EXCERPTED RECORDS →
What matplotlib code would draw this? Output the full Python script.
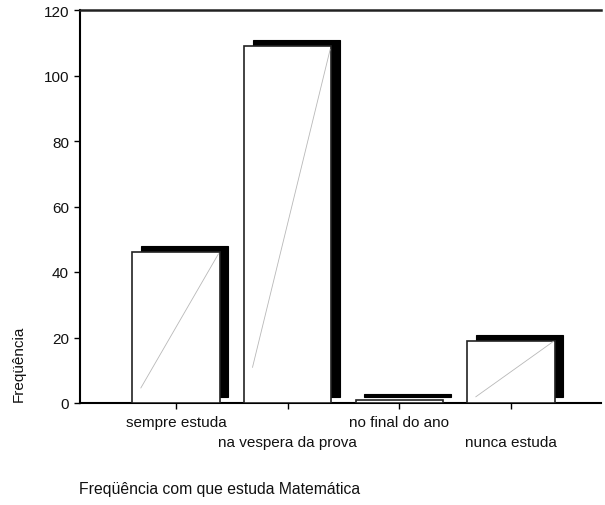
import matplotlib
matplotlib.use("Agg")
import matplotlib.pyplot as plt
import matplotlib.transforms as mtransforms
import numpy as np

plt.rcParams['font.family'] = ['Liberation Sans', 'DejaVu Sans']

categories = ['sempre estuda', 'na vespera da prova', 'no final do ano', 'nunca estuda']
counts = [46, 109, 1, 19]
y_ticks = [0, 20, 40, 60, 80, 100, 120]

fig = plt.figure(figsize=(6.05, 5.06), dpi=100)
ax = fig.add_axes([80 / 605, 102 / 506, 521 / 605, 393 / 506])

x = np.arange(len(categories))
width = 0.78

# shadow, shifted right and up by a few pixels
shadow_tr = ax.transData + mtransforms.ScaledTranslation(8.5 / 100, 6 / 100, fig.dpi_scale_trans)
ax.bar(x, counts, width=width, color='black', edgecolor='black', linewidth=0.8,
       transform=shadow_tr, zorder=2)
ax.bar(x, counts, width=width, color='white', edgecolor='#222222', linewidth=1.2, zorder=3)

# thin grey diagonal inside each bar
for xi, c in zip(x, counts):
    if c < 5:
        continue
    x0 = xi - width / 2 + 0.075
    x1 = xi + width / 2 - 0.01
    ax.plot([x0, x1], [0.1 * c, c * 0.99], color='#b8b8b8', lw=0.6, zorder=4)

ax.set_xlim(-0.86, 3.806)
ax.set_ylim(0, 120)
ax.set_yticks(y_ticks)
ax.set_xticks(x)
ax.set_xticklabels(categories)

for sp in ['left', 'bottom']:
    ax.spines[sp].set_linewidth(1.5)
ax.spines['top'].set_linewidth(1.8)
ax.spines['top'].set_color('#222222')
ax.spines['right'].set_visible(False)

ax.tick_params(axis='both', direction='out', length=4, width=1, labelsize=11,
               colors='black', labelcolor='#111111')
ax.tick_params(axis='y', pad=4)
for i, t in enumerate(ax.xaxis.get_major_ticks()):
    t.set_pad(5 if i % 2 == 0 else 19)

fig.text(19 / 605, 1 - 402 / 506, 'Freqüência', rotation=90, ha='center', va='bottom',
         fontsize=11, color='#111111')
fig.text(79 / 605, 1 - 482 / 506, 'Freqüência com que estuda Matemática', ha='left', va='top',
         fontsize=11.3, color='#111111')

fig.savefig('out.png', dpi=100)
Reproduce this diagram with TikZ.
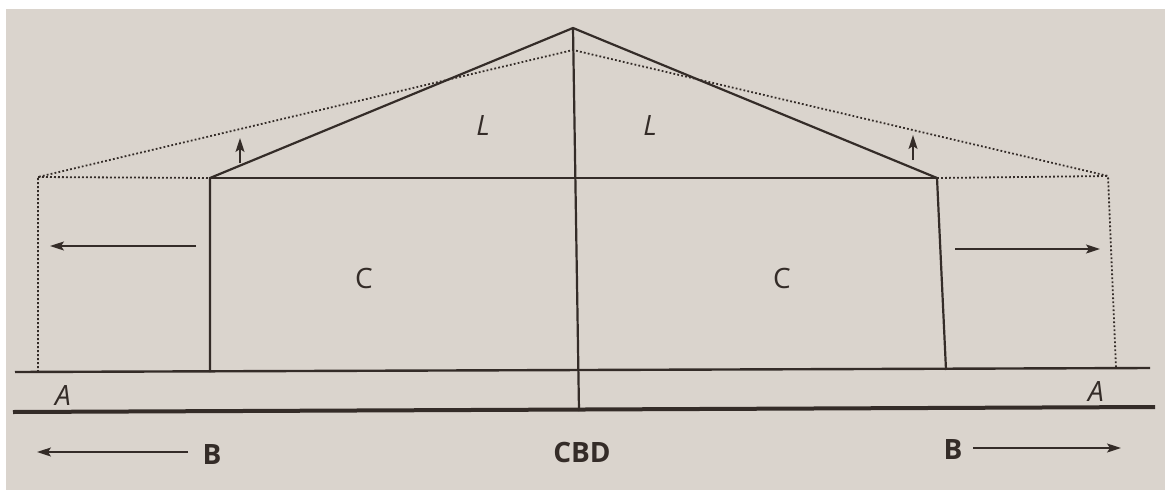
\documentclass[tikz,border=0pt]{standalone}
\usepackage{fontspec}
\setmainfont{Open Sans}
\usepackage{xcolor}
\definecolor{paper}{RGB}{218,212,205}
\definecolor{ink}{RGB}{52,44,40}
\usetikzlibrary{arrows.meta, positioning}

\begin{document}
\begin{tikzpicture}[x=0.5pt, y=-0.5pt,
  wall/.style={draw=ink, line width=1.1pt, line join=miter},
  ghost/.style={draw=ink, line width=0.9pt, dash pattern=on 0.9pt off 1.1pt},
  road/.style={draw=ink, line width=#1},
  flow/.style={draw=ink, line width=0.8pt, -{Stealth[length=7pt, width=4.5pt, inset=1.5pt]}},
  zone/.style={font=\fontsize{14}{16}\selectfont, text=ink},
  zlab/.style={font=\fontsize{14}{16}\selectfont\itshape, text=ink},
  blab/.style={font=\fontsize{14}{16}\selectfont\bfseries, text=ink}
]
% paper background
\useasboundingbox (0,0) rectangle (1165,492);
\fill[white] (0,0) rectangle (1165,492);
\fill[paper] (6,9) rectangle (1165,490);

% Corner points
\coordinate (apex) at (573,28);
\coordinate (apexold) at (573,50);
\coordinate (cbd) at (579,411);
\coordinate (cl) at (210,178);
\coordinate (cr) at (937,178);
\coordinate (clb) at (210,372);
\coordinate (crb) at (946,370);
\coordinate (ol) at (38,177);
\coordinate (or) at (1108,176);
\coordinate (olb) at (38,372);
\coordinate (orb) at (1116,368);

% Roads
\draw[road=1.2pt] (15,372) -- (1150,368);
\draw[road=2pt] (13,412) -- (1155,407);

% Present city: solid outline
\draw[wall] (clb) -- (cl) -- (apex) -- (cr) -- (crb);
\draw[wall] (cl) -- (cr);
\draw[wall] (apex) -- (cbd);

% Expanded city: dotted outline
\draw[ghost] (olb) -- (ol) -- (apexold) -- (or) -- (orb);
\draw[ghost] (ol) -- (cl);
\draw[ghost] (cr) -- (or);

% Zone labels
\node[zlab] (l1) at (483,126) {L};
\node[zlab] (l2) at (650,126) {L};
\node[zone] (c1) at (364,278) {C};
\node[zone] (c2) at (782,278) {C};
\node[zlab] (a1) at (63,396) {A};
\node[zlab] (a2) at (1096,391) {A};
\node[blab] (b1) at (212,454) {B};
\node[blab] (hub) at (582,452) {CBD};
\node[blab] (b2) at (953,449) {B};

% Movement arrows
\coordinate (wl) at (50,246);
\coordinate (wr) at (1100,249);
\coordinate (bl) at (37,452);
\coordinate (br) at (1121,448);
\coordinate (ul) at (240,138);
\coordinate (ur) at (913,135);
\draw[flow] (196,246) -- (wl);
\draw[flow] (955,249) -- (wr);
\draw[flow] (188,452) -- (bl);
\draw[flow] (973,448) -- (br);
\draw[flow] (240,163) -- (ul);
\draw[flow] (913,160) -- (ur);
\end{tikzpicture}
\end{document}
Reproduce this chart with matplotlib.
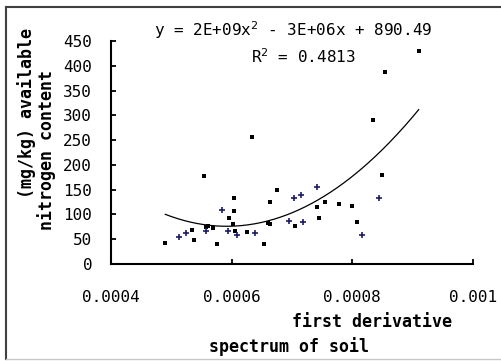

WHAT YOU ARE ASKED TO DO → Leave out the pictures and repeat exactly the lines from the start of the material through the line that contains "width = 0.78", both included.

REPLY TO THE TASK →
What matplotlib code would draw this? Output the full Python script.
import matplotlib
matplotlib.use("Agg")
import matplotlib.pyplot as plt
import matplotlib.transforms as mtransforms
import numpy as np

plt.rcParams['font.family'] = ['Liberation Sans', 'DejaVu Sans']

categories = ['sempre estuda', 'na vespera da prova', 'no final do ano', 'nunca estuda']
counts = [46, 109, 1, 19]
y_ticks = [0, 20, 40, 60, 80, 100, 120]

fig = plt.figure(figsize=(6.05, 5.06), dpi=100)
ax = fig.add_axes([80 / 605, 102 / 506, 521 / 605, 393 / 506])

x = np.arange(len(categories))
width = 0.78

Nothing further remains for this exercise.